Students eligible for financial aid and whose families make less than $70,000 will have their tuition covered, the university said.
Posted by:gorb

#6  Every asset of Caliphornia has been ravaged to support the unproductive greed of the teachers' union and the prison guards. UC is simply next. Why should Berkeley be privileged above Cal State Hayward?

I can't wait to see how they try to wrest Yosemite away from the Feds so they can destroy it.
Posted by: Nimble Spemble   2009-11-22 20:53  

#5  The question is whether the UC system will also drop a layer of management as well, or at least some of the perks that they get.
Posted by: Pappy   2009-11-22 20:16  

#4  It would not be all bad if the lit faculties were (inverse) decimated-- provided that the STEM (science-tech-engineering-math) departments are maintained at close to current strength.

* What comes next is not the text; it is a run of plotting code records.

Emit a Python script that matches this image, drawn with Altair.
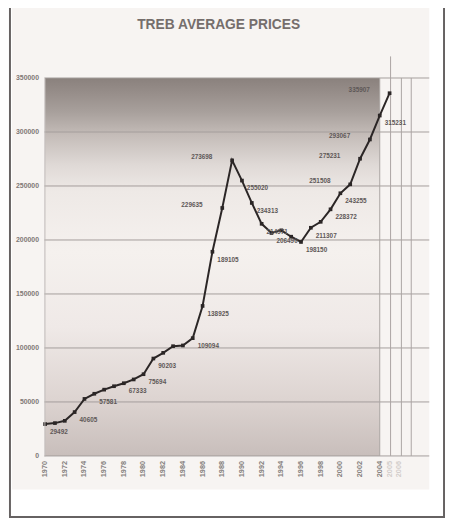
import altair as alt
import pandas as pd

# ---- data ----
years = list(range(1970, 2006))
prices = [29492, 30426, 32513, 40605, 52806, 57581, 61389, 64559, 67333, 70830,
          75694, 90203, 95496, 101626, 102318, 109094, 138925, 189105, 229635, 273698,
          255020, 234313, 214971, 206490, 208921, 203028, 198150, 211307, 216815, 228372,
          243255, 251508, 275231, 293067, 315231, 335907]

right_label_years = [1970, 1973, 1975, 1978, 1980, 1981, 1985, 1986, 1987, 1990,
                     1991, 1992, 1993, 1996, 1997, 1999, 2000, 2004]
left_label_years = [1988, 1989, 2001, 2002, 2003, 2005]

y_ticks = [0, 50000, 100000, 150000, 200000, 250000, 300000, 350000]
x_label_years = list(range(1970, 2005, 2))
x_faint_years = [2005, 2006]
extra_grid_years = [2004, 2005.1, 2006.2, 2007.2]
extra_grid_tops = [350000, 370000, 350000, 350000]

title_text = "TREB AVERAGE PRICES"

# ---- tables ----
df = pd.DataFrame({"year": years, "price": prices})
df["label"] = df["price"].astype(str)
df_r = df[df["year"].isin(right_label_years)]
df_l = df[df["year"].isin(left_label_years)]
grid_df = pd.DataFrame({"v": y_ticks})
vgrid_df = pd.DataFrame({"yr": extra_grid_years, "lo": [0] * 4, "hi": extra_grid_tops})
shade_df = pd.DataFrame({"x0": [1970], "x1": [2004], "y0": [0], "y1": [350000]})
xl_df = pd.DataFrame({"yr": x_label_years, "t": [str(v) for v in x_label_years]})
xf_df = pd.DataFrame({"yr": x_faint_years, "t": [str(v) for v in x_faint_years]})
one = pd.DataFrame({"a": [0]})

xs = alt.Scale(domain=[1969.93, 2009.03], nice=False, zero=False)
ys = alt.Scale(domain=[0, 350000], nice=False)

x_axis = alt.Axis(labels=False, ticks=False, domain=False, grid=False, title=None)
y_axis = alt.Axis(values=y_ticks, format="d", labelFontSize=7, labelFontWeight="bold",
                  labelFont="Liberation Sans", labelColor="#7f7977", labelPadding=6,
                  ticks=False, domain=True, domainColor="#bdb7b5", grid=False,
                  title=None, zindex=1, labelOverlap=False)

page = alt.Chart(one).mark_rect(fill="#f7f4f2", stroke=None).encode(
    x=alt.value(-33), x2=alt.value(391), y=alt.value(-72), y2=alt.value(418))

frame = alt.Chart(one).mark_rect(fill=None, stroke="#666262", strokeWidth=2).encode(
    x=alt.value(-35), x2=alt.value(406), y=alt.value(-74), y2=alt.value(446))

grad = alt.Gradient(
    gradient="linear", x1=0, x2=0, y1=0, y2=1,
    stops=[alt.GradientStop(color="#8a817d", offset=0),
           alt.GradientStop(color="#978e8a", offset=0.04),
           alt.GradientStop(color="#a8a09c", offset=0.09),
           alt.GradientStop(color="#c4bcb8", offset=0.15),
           alt.GradientStop(color="#dfd9d6", offset=0.23),
           alt.GradientStop(color="#eee9e6", offset=0.30),
           alt.GradientStop(color="#f5f1ee", offset=0.46),
           alt.GradientStop(color="#efe9e7", offset=0.66),
           alt.GradientStop(color="#ddd4d1", offset=0.85),
           alt.GradientStop(color="#c8bebb", offset=1)])

shade = alt.Chart(shade_df).mark_rect(fill=grad).encode(
    x=alt.X("x0:Q", scale=xs, axis=x_axis), x2="x1:Q",
    y=alt.Y("y0:Q", scale=ys, axis=y_axis), y2="y1:Q")

hgrid = alt.Chart(grid_df).mark_rule(color="#a39d9b", strokeWidth=1).encode(
    y=alt.Y("v:Q", scale=ys))

vgrid = alt.Chart(vgrid_df).mark_rule(color="#aaa4a2", strokeWidth=1).encode(
    x=alt.X("yr:Q", scale=xs), y=alt.Y("lo:Q", scale=ys), y2="hi:Q")

line = alt.Chart(df).mark_line(color="#2b2626", strokeWidth=2,
                               point=alt.OverlayMarkDef(filled=True, color="#2b2626",
                                                        size=14, shape="square")).encode(
    x=alt.X("year:Q", scale=xs), y=alt.Y("price:Q", scale=ys))

lab_r = alt.Chart(df_r).mark_text(align="left", baseline="middle", dx=5, dy=8,
                                  fontSize=6.5, fontWeight="bold", font="Liberation Sans",
                                  color="#5e5857").encode(
    x=alt.X("year:Q", scale=xs), y=alt.Y("price:Q", scale=ys), text="label:N")

lab_l = alt.Chart(df_l).mark_text(align="right", baseline="middle", dx=-20, dy=-3,
                                  fontSize=6.5, fontWeight="bold", font="Liberation Sans",
                                  color="#5e5857").encode(
    x=alt.X("year:Q", scale=xs), y=alt.Y("price:Q", scale=ys), text="label:N")

xlab = alt.Chart(xl_df).mark_text(angle=270, align="right", baseline="middle",
                                  fontSize=7.5, fontWeight="bold", font="Liberation Sans",
                                  color="#857f7d").encode(
    x=alt.X("yr:Q", scale=xs), y=alt.value(389), text="t:N")

xfaint = alt.Chart(xf_df).mark_text(angle=270, align="right", baseline="middle",
                                    fontSize=7.5, fontWeight="bold", font="Liberation Sans",
                                    color="#d2cdcb").encode(
    x=alt.X("yr:Q", scale=xs), y=alt.value(389), text="t:N")

title = alt.Chart(one).mark_text(text=title_text, fontSize=14, fontWeight="bold",
                                 font="Liberation Sans", color="#756e6c",
                                 align="center", baseline="middle").encode(
    x=alt.value(177), y=alt.value(-54))

chart = alt.layer(page, frame, shade, hgrid, vgrid, line, lab_r, lab_l,
                  xlab, xfaint, title).properties(
    width=391, height=384,
    autosize=alt.AutoSizeParams(type="none"),
    padding={"left": 37, "top": 67, "right": 16, "bottom": 63},
    background="white",
).configure_view(stroke=None).configure_axis(labelOverlap=False)

chart.save("out.html", embed_options={"renderer": "svg", "actions": False})
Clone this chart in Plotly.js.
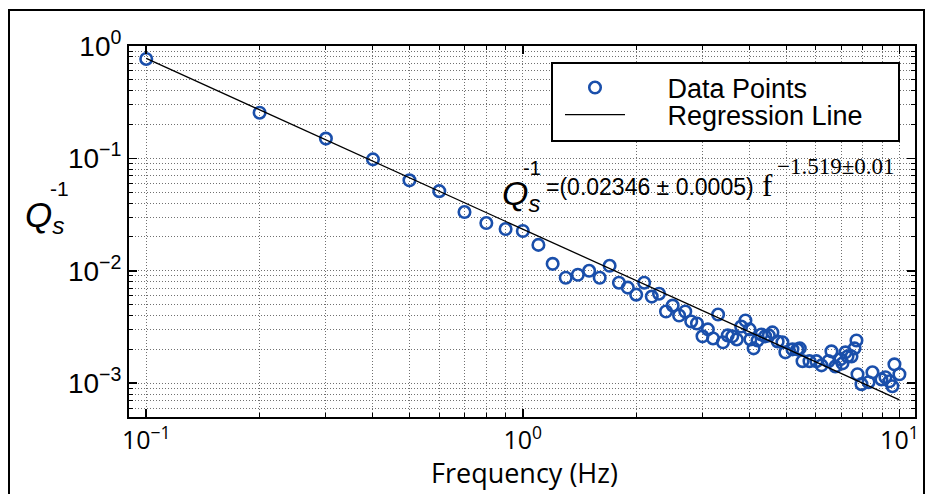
<!DOCTYPE html>
<html><head><meta charset="utf-8">
<script src="https://cdn.plot.ly/plotly-3.0.1.min.js"></script>
<style>html,body{margin:0;padding:0;background:#fff;} #chart{width:933px;height:494px;}</style>
</head><body><div id="chart"></div>
<script>
// ---- data ----
const freq = [0.1,0.2,0.3,0.4,0.5,0.6,0.7,0.8,0.9,1.0,
  1.1,1.2,1.3,1.4,1.5,1.6,1.7,1.8,1.9,2.0,
  2.1,2.2,2.3,2.4,2.5,2.6,2.7,2.8,2.9,3.0,
  3.1,3.2,3.3,3.4,3.5,3.6,3.7,3.8,3.9,4.0,
  4.02,4.1,4.2,4.3,4.4,4.5,4.6,4.75,4.89,4.98,
  5.2,5.36,5.44,5.53,5.77,6.02,6.21,6.48,6.6,6.76,
  6.97,7.06,7.19,7.28,7.46,7.6,7.69,7.74,7.93,8.28,
  8.48,8.96,9.18,9.41,9.58,9.7,10.0];
const qInv = [0.767,0.255,0.150,0.098,0.0638,0.0511,0.0333,0.0266,0.0235,0.0226,
  0.0170,0.01153,0.00867,0.00922,0.0100,0.00867,0.01107,0.00783,0.00708,0.00613,
  0.00783,0.00589,0.00625,0.00434,0.00490,0.00400,0.00434,0.00354,0.00340,0.00261,
  0.00301,0.00250,0.00408,0.00231,0.00266,0.00261,0.00245,0.00319,0.00361,0.00301,
  0.00245,0.00204,0.00240,0.00271,0.00261,0.00266,0.00283,0.00235,0.00231,0.00188,
  0.00200,0.00200,0.00204,0.00157,0.00157,0.00157,0.00144,0.00157,0.00192,0.00141,
  0.00163,0.00150,0.00188,0.00173,0.00173,0.00204,0.00240,0.00120,0.00098,0.00102,
  0.00125,0.00108,0.00113,0.00104,0.00094,0.00147,0.00120];
const regFreq = [0.1, 10];
const regQ = [0.775, 0.00071];
const seriesNames = ['Data Points', 'Regression Line'];
const xTickVals = [0.1, 1, 10];
const xTickText = ['10<sup>\u22121</sup>', '10<sup>0</sup>', '10<sup>1</sup>'];
const yTickVals = [0.001, 0.01, 0.1, 1];
const yTickText = ['10<sup>\u22123</sup>', '10<sup>\u22122</sup>', '10<sup>\u22121</sup>', '10<sup>0</sup>'];
const xTitle = 'Frequency (Hz)';
const qLabel = '<i>Q</i><sub><i>s</i></sub>';
const eqMain = '=(0.02346 \u00b1 0.0005)';
const eqExp = '\u22121.519\u00b10.01';

// ---- layout helpers (pixel -> paper) ----
const W = 933, H = 494, ML = 129, MR = 18, MT = 46, MB = 77;
const PW = W - ML - MR, PH = H - MT - MB;
const px = x => (x - ML) / PW;
const py = y => (H - MB - y) / PH;

const blue = '#1a4fab';
const sans = 'Liberation Sans, Arial, sans-serif';
const serif = 'Liberation Serif, Times New Roman, serif';
const grid = {showgrid: true, gridcolor: '#707070', griddash: '1px,2px', gridwidth: 1};
const pad = '\u00a0\u00a0\u00a0\u00a0\u00a0';

const traces = [
  {x: freq, y: qInv, type: 'scatter', mode: 'markers', name: pad + seriesNames[0], legend: 'legend',
   marker: {symbol: 'circle-open', size: 11.5, color: blue, line: {width: 2.6, color: blue}}},
  {x: regFreq, y: regQ, type: 'scatter', mode: 'lines', name: pad + seriesNames[1], legend: 'legend2',
   line: {color: '#000', width: 1.3}}
];

function ann(text, x, y, font, xanchor) {
  return {text, x: px(x), y: py(y), xref: 'paper', yref: 'paper', showarrow: false,
          xanchor: xanchor || 'center', yanchor: 'middle', font, borderpad: 0};
}

const legFont = {family: sans, size: 27, color: '#000'};
const layout = {
  width: W, height: H,
  margin: {l: ML, r: MR, t: MT, b: MB, pad: 0},
  paper_bgcolor: '#fff', plot_bgcolor: '#fff',
  showlegend: true,
  xaxis: Object.assign({
    type: 'log', range: [Math.log10(0.09), Math.log10(11)],
    tickmode: 'array', tickvals: xTickVals, ticktext: xTickText,
    ticks: 'inside', ticklen: 8, tickwidth: 1.5, tickcolor: '#000',
    showline: true, linecolor: '#000', linewidth: 2, mirror: 'ticks', zeroline: false,
    tickfont: {family: 'Open Sans, sans-serif', size: 25, color: '#000'},
    minor: Object.assign({dtick: 'D1', ticks: 'inside', ticklen: 4, tickwidth: 1, tickcolor: '#000'}, grid)
  }, grid),
  yaxis: Object.assign({
    type: 'log', range: [Math.log10(0.0005), 0],
    tickmode: 'array', tickvals: yTickVals, ticktext: yTickText,
    ticks: 'inside', ticklen: 8, tickwidth: 1.5, tickcolor: '#000',
    showline: true, linecolor: '#000', linewidth: 2, mirror: 'ticks', zeroline: false,
    tickfont: {family: sans, size: 28, color: '#000'},
    minor: Object.assign({dtick: 'D1', ticks: 'inside', ticklen: 4, tickwidth: 1, tickcolor: '#000'}, grid)
  }, grid),
  legend: {x: px(560), y: py(88), xanchor: 'left', yanchor: 'middle',
           bgcolor: 'rgba(0,0,0,0)', borderwidth: 0, itemwidth: 60, font: legFont},
  legend2: {x: px(560), y: py(115), xanchor: 'left', yanchor: 'middle',
           bgcolor: 'rgba(0,0,0,0)', borderwidth: 0, itemwidth: 60, font: legFont},
  shapes: [
    {type: 'rect', xref: 'paper', yref: 'paper', x0: px(552), x1: px(899), y0: py(141), y1: py(63),
     fillcolor: '#fff', line: {color: '#000', width: 2}, layer: 'above'},
    {type: 'rect', xref: 'paper', yref: 'paper', x0: px(9), x1: px(924), y0: py(505), y1: py(10),
     fillcolor: 'rgba(0,0,0,0)', line: {color: '#000', width: 2}, layer: 'above'}
  ],
  annotations: [
    // x-axis title
    ann(xTitle, 524, 472, {family: 'Open Sans, sans-serif', size: 27, color: '#000'}),
    // y-axis title Q_s^-1
    ann(qLabel, 24, 217, {family: sans, size: 35, color: '#000'}, 'left'),
    ann('-1', 59, 188, {family: sans, size: 21, color: '#000'}),
    // equation
    ann(qLabel, 501, 195, {family: sans, size: 34, color: '#000'}, 'left'),
    ann('-1', 532, 168, {family: sans, size: 20, color: '#000'}),
    ann(eqMain, 545, 187, {family: sans, size: 23, color: '#000'}, 'left'),
    ann('f', 767, 185, {family: serif, size: 31, color: '#000'}),
    ann(eqExp, 776, 166, {family: serif, size: 23, color: '#000'}, 'left')
  ]
};

Plotly.newPlot('chart', traces, layout, {displayModeBar: false, staticPlot: true});
</script>
</body></html>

I know that scenario requires a bit of wishful thinking, but we shouldn't let a crisis, uh, go to waste. Our universities are far too heavy with nincompoop lit-crit-genderbender etc BS professors. What makes us competitive is basic research in the hard sciences. So long as U-Cal keeps funding those, we'll be OK.
Posted by: lex   2009-11-22 19:33  

#3  My sister just got her PhD from UC-Santa Cruz in August (computer science, so she is both employable and employed) commented this afternoon that this announcement is connected to a broad retrenchment effort across the UC system. Professors are getting pay cuts, adjucts and graduate teaching assistants are being cut, fewer student jobs are available, including subject tutoring...and seminars are being dropped in favour of 200-student lectures as a result. I imagine the English Lit. graduate programs are going to be reverse decimated: nine in ten gone, not remaining.
Posted by: trailing wife   2009-11-22 18:15  

#2  UC Santa Cruz - Uber Liberal Arts

Home of the "Banana Slugs"
Posted by: Mullah Richard   2009-11-22 17:08  

#1  Guess in a way I can't blame them. Would you want to pay that kind of money for 4 years just so you can be semi-qualified to ask, "Do you want fries with that?"?